From 1995, he began a 10-year tenure with the Sanctuary Group. Running Viper Records, he managed the Coronation Street star Matthew Marsden, and produced chart singles by Joyrider, Blameless, Stereo Nation, and wrote and produced with Matt Prime, Abe Messiah, the cast album from The Tribe TV series, as well as composing the theme music for series two of the six part series.

As senior Vice President of A&R for Sanctuary Records, he worked with Robert Plant, The Blue Nile, Simple Minds, Alison Moyet, Ocean Colour Scene, Status Quo, Gary Jules, before starting W14 Music at Universal and signing The Proclaimers, Level 42, Paul Heaton, The Waterboys, Siouxsie Sioux, and producing Get Happy with jazz singer Clare Teal. After leaving W14, Williams produced and co-wrote Petula Clark's Lost in You album which charted at number 24 in the UK Albums Chart. In 2013, Williams produced Michael Nyman's Piano Sings 2. He also produced Paul Heaton and Jacqui Abbott's What Have We Become?, which debuted at number 3 in the UK Albums Chart in 2014.

In October 2014, Williams co-wrote and produced a new solo album, Where Else (Cherry Red), with Claudia Brucken.
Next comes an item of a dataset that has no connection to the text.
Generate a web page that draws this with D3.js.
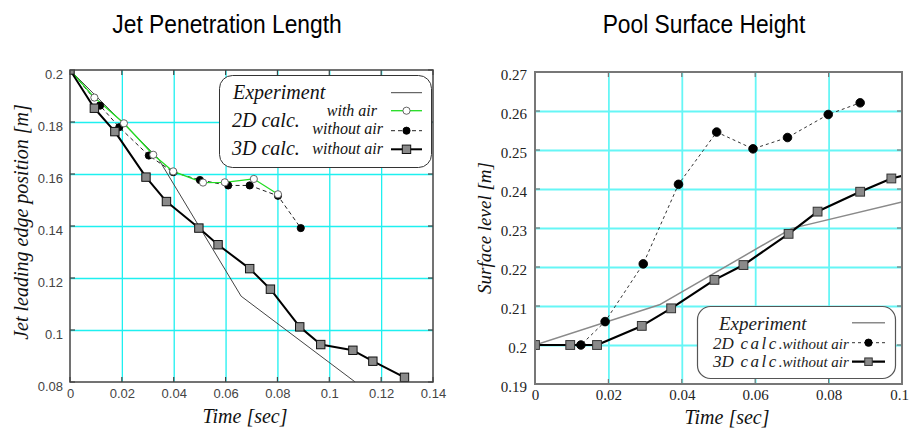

On 30 October 2015, the second Heaton/Abbott collaboration, Wisdom, Laughter and Lines, also produced by Williams, achieved a second UK Top 10 album charting at No. 4. He co- wrote and produced "From Now On" by Petula Clark, released in September 2016, before returning to work with Paul Heaton and Jacqui Abbott on their third album, Crooked Calypso, which entered the UK Albums Chart at No. 2 in July 2017.

John spent most of 2019 in Manchester working at Blueprint Studios in Salford producing the sessions for Paul Heaton and Jacqui Abbott's album Manchester Calling.
The album was released 6 March 2020 and debuted at No 1 in the UK ALBUM CHART

In 2021 John released his debut album ‘Out of Darkness’ under the name The John Williams Syndicate.

In 2022 he produced Paul Heaton & Jacqui Abbott chart-topping album ‘N.K-POP’,` and co-written xPropaganda’s Top 10 album ‘The Heart is Strange’.

The John Williams syndicate second album 'Into The Light' follows in the summer of 2023.